まずボス家支配の前半では、1918年の”オルライト”シリーズ、1935年の”シグニット・ライン”シリーズを経て、1946年には創業100周年を記念して”センチュリー”シリーズを発表し、筆記具業界での不動の地位を築いていきます。

この”センチュリー”シリーズは、スラッとした細身の回転式で、現在でも売れ続けてるクロスの定番中の定番ですね。

最近でこそ色々なデザインのペンを発売しているクロスですが、昔はクロスと言えばあの形がすぐに思い浮かぶ超鉄板品でした。

クロス
写真はオルライトシリーズ


センチュリーシリーズで好調なクロスは、1949年には「機構上永久保証制度」を導入し、さらに成長を加速させます。

この制度は現在でも続いていますが、最近ではあまりこの制度を前面に押し出してはいないような感じはしますね。

1971年には株式の公開による増資をし、その後の十数年間では記録的な業績をたたき出しました。

第2次世界大戦後、ボールペンは急速に世界中で普及し始めましたが、ヨーロッパの伝統的なペンメーカーがまだ太身の万年筆を作っている間に、米国の企業であるクロスは細身の高級ボールペンで大成功を収めた訳ですね。

個人的にはアメリカ人のあのでっかい手には、センチュリーは細すぎて使いにくいんじゃないかと思うんですけどねぇ。

こうして好調な売上げで世界一のペンメーカーとなったクロスですが、しかし1990年代に入ると風向きが変わってきます。

クロス
写真はオルライトシリーズ


1993年に創業者の名前を取った”タウンゼント”を発表したものの、その頃からいくつかの要因が重なり、クロスの業績は下降していきました。

まずその背景には、他のペンメーカーも同じ条件ではありますが、パソコンの普及による筆記具需要の減少があります。

そしてその需要減少を見越して進出した、筆記具以外の分野のビジネスも、結局クロスの足を引っ張りました。

ボス兄弟は1983年に、旅行鞄やハンドバッグなどの革製品を扱うマーククロスという会社を買収し、それを皮切りにアクセサリー、時計など複数の会社を買収。筆記具以外の小物分野に進出しました。

さらにIBMと提携してパソコンと連動した入力装置を開発。クロスパッドの名前で発売しましたが、こちらは結局普及することなく、莫大な資金を使ったあげくに挫折しました。

こういった筆記具以外のビジネスに注力している間に、ヨーロッパの万年筆ブランドが復権してきて、細身のボールペンを主力とし万年筆を持たないクロスのシェアは、じりじりと下がってきました。

そして遂に1999年、デービッド・G・ウェイレンが社長兼最高経営責任者に就任。ラッセルとブラッドフォードのボス兄弟は会長に退くことで長いボス家による独占的支配が終了します。

クロス
写真はクロスパッド


1999年にデービッド・G・ウェイレンがCEOに就任すると、クロス社は大きく変革に舵を切り、立て直し作業に着手します。

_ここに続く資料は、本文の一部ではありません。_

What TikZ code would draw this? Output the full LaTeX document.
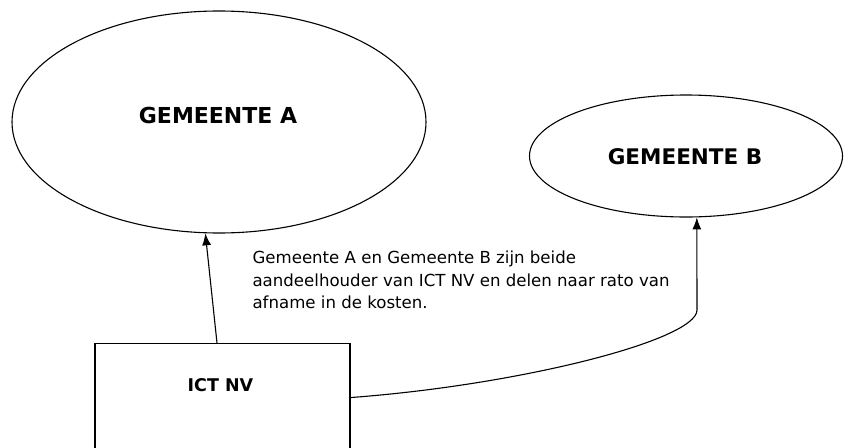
\documentclass[tikz,border=0pt]{standalone}
\usepackage{fontspec}
\setmainfont{DejaVu Sans}
\newfontfamily\bodyfont{DejaVu Sans}
\usetikzlibrary{shapes.geometric,arrows.meta}

\def\lw{1.1pt}

\begin{document}
\begin{tikzpicture}[x=1pt, y=-1pt, line width=\lw,
	gem/.style={ellipse, draw, inner sep=0, font=\bfseries\fontsize{22}{26}\selectfont},
	box/.style={rectangle, draw, inner sep=0, minimum width=255, minimum height=108, anchor=north},
	note/.style={anchor=west, align=left, inner sep=0, font=\bodyfont\fontsize{16.6}{22.5}\selectfont},
	arr/.style={-{Latex[length=12pt,width=9pt]}}]
	
	\useasboundingbox (0,0) rectangle (848,447);
	\clip (0,0) rectangle (848,447);
	
	\node (gemA) at (219,122) [gem, minimum width=414, minimum height=222] {};
	\node (gemB) at (686,156) [gem, minimum width=313, minimum height=122] {};
	\node (ict) at (222.5,343) [box] {};
	
	\node (labA) at (218,115) [font=\bfseries\fontsize{22}{26}\selectfont] {GEMEENTE A};
	\node (labB) at (685,157) [font=\bfseries\fontsize{21.5}{26}\selectfont] {GEMEENTE B};
	\node (labICT) at (220.5,385) [font=\bfseries\fontsize{17.5}{21}\selectfont] {ICT NV};
	
	\node (uitleg) at (252,280) [note] {Gemeente A en Gemeente B zijn beide\\aandeelhouder van ICT NV en delen naar rato van\\afname in de kosten.};
	
	\draw[arr] ([xshift=-5.5pt]ict.north) to (gemA.263);
	\draw[arr] (ict.east) .. controls (520,385) and (697,340) .. (697,310) -- (gemB.280);
	
\end{tikzpicture}
\end{document}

行ったことは、どんな会社でもそうであるように、古い物は整理し、新しい物を出していくという基本戦略です。

当時アイルランドにあった工場を閉鎖し、筆記用具の製造と流通は、リンカーン、ロードアイランドにある本社に集約されました。

IT部門からは撤退、アクセサリー部門も整頓し、大規模なリストラを断行します。(アクセサリー部門は現在もあり、革製品、時計などが販売されています。)

販売面としては、ブランドマークを一新し、新しいクロスを印象づけ、アウトレット点などで多く売られていた状態から、百貨店への復帰を指向していきました。

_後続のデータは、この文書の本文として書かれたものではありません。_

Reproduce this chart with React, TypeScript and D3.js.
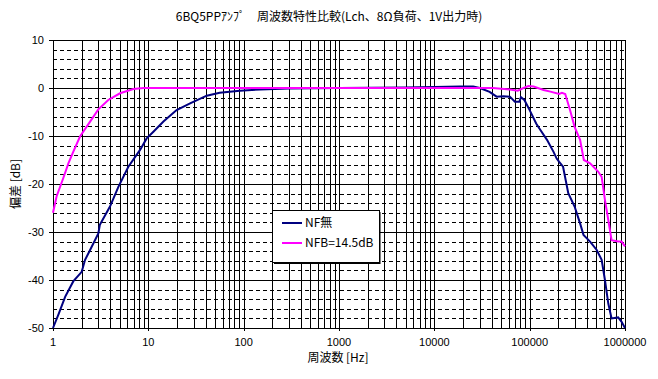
import React from "react";
import * as d3 from "d3";

const title = "6BQ5PPｱﾝﾌﾟ　周波数特性比較(Lch、8Ω負荷、1V出力時)";
const xLabel = "周波数  [Hz]";
const yLabel = "偏差  [dB]";
const seriesNames = ["NF無", "NFB=14.5dB"];
const seriesColors = ["#000080", "#FF00FF"];
const xTicks = [1, 10, 100, 1000, 10000, 100000, 1000000];
const yTicks = [10, 0, -10, -20, -30, -40, -50];

const freqNF = [1, 1.15, 1.34, 1.63, 2.0, 2.17, 2.45, 2.99, 3.1, 3.96, 4.85, 6.17, 8.19, 9.6, 11.3, 14.4, 19.8, 27.4, 41, 56, 91, 149, 300, 1000, 5000, 10000, 18600, 25600, 30000, 38000, 45000, 53000, 62000, 70000, 78000, 81000, 88000, 100000, 117000, 126000, 152000, 178000, 192000, 204000, 224000, 254000, 296000, 338000, 367000, 430000, 505000, 569000, 616000, 668000, 723000, 848000, 921000, 1000000];
const dbNF = [-50, -47, -43.5, -40.3, -38.3, -35.8, -33.75, -30.3, -28.5, -24.7, -20.6, -16.4, -12.9, -10.5, -9.1, -7.0, -4.6, -3.2, -1.6, -1.0, -0.55, -0.3, -0.1, 0, 0.1, 0.2, 0.3, 0.3, 0, -0.8, -1.8, -1.7, -1.8, -2.85, -2.85, -1.9, -2.5, -4.6, -7.4, -8.4, -10.8, -13.3, -14.7, -15.4, -16.4, -21.9, -24.7, -28.2, -30.6, -32, -33.75, -35.8, -40, -44.9, -48, -47.8, -48.7, -50];

const freqNFB = [1, 1.09, 1.28, 1.45, 1.63, 1.92, 2.45, 2.99, 3.8, 5.05, 6.96, 8.9, 100, 1000, 10000, 41000, 62000, 75000, 85000, 97000, 110000, 140000, 165000, 204000, 218000, 236000, 265000, 296000, 338000, 370000, 430000, 522000, 569000, 616000, 668000, 723000, 848000, 921000, 1000000];
const dbNFB = [-26, -22.6, -18.8, -15.7, -13.3, -10.1, -7.0, -4.45, -2.5, -1.1, -0.2, 0, 0, 0, 0, 0, -0.3, -0.55, -0.05, 0.4, 0.3, -0.4, -0.75, -1.25, -1.0, -1.25, -4.6, -8.1, -10.8, -15, -15.7, -17.4, -18.5, -23.3, -27.5, -31.7, -32, -32, -33];

const W = 658, H = 379;
const L = 53, R = 625, T = 40, B = 328;

export default function App() {
  const x = d3.scaleLog().domain([1, 1000000]).range([L, R]);
  const y = d3.scaleLinear().domain([-50, 10]).range([B, T]);

  const minorX: number[] = [];
  for (let e = 0; e < 6; e++) {
    for (let m = 2; m <= 9; m++) minorX.push(m * Math.pow(10, e));
  }
  const minorY: number[] = [];
  for (let v = -48; v < 10; v += 2) if (v % 10 !== 0) minorY.push(v);

  const line = d3
    .line<[number, number]>()
    .x((d) => x(d[0]))
    .y((d) => y(d[1]));

  const dNF = line(freqNF.map((f, i) => [f, dbNF[i]] as [number, number])) || "";
  const dNFB = line(freqNFB.map((f, i) => [f, dbNFB[i]] as [number, number])) || "";

  const font = "'Liberation Sans', Arial, sans-serif";
  const jfont = "'Noto Sans CJK JP', sans-serif";

  return (
    <svg
      width={W}
      height={H}
      style={{ position: "absolute", left: 0, top: 0, background: "#fff" }}
    >
      <rect x={0} y={0} width={W} height={H} fill="#fff" />
      {minorY.map((v) => (
        <line key={"my" + v} x1={L} x2={R} y1={Math.round(y(v)) + 0.5} y2={Math.round(y(v)) + 0.5} stroke="#000" strokeWidth={1} strokeDasharray="4,3" />
      ))}
      {minorX.map((v) => (
        <line key={"mx" + v} x1={Math.round(x(v)) + 0.5} x2={Math.round(x(v)) + 0.5} y1={T} y2={B} stroke="#000" strokeWidth={1} />
      ))}
      {xTicks.map((v) => (
        <line key={"xx" + v} x1={Math.round(x(v)) + 0.5} x2={Math.round(x(v)) + 0.5} y1={T} y2={B + 3} stroke="#000" strokeWidth={1} />
      ))}
      {yTicks.map((v) => (
        <line key={"yy" + v} x1={L - 4} x2={R} y1={Math.round(y(v)) + 0.5} y2={Math.round(y(v)) + 0.5} stroke="#000" strokeWidth={1} />
      ))}
      <line x1={L + 0.5} x2={L + 0.5} y1={T} y2={B} stroke="#000" strokeWidth={1} />

      <path d={dNF} fill="none" stroke={seriesColors[0]} strokeWidth={2} />
      <path d={dNFB} fill="none" stroke={seriesColors[1]} strokeWidth={2} />

      {yTicks.map((v) => (
        <text key={"yl" + v} x={L - 9} y={y(v) + 4} textAnchor="end" fontSize={11} fontFamily={font}>
          {v}
        </text>
      ))}
      {xTicks.map((v) => (
        <text key={"xl" + v} x={x(v)} y={B + 18} textAnchor="middle" fontSize={11} fontFamily={font}>
          {v}
        </text>
      ))}

      <text x={W / 2} y={21} textAnchor="middle" fontSize={12} fontFamily={jfont}>
        {title}
      </text>
      <text x={338} y={362} textAnchor="middle" fontSize={12} fontFamily={jfont}>
        {xLabel}
      </text>
      <text transform={`translate(20,${(T + B) / 2}) rotate(-90)`} textAnchor="middle" fontSize={12} fontFamily={jfont}>
        {yLabel}
      </text>

      <rect x={272.5} y={210.5} width={107} height={52} fill="#fff" stroke="#000" strokeWidth={1} />
      <line x1={380} x2={380} y1={212} y2={264} stroke="#000" strokeWidth={1} />
      <line x1={274} x2={380} y1={263.5} y2={263.5} stroke="#000" strokeWidth={1} />
      {seriesNames.map((n, i) => (
        <g key={n}>
          <line x1={282} x2={302} y1={223 + i * 20} y2={223 + i * 20} stroke={seriesColors[i]} strokeWidth={2} />
          <text x={305} y={227 + i * 20} fontSize={12} fontFamily={jfont}>
            {n}
          </text>
        </g>
      ))}
    </svg>
  );
}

ペンそのものについてはセンチュリーの定番すぎるデザインへの偏重を反省し、様々なデザイン・機能の新製品を開発し、発表していきました。

来週は、2000年以降にクロスが発売したさまざまなペンを紹介して、クロスについての最終回にします。

クロス


デービッド・G・ウェイレンがCEOに就任した1999年以降、クロスはさまざまな新製品を出し続け、2011年のカタログを見ると、実に22種類ものペンシリーズが出ています。

最初は発売日順に追っていこうかとも思っていましたが、発売数年で販売終了となったペンもあり、この稿では代表的な数点を紹介するのみにとどめたいと思います。

「センチュリー」1946の発売以来世界中で売れ続けている超定番。

クロス

「タウンゼント」創業者の名を冠した、センチュリーを太くした高級品。

クロス

「ATX」中太軸で、クリップまで続くなだらかな流線型のライン。

クロス

「アポジー」重厚感のある太軸を使った現クロスのフラッグシップ。

クロス

私がまだ若かった頃は(いつの話やねんて)、クロスと言えばあの細身のペン(センチュリー)の事でした。

現在は比較的安価なボールペンから、太軸の高級な万年筆、多機能ペンまで揃えたオールレンジな品揃えになっています。

実はキリタが使っているボールペンの芯もセンチュリーと同規格の芯ですが、当時相当に流通量があったので採用した物でした。

今はクロスだけでも数種類の芯が出ており、以前に比べるとあの細身のクロス芯のシェアも下がっているので、同規格の芯を使っているキリタのためにも、これからもクロスには頑張って貰いたいと思っています。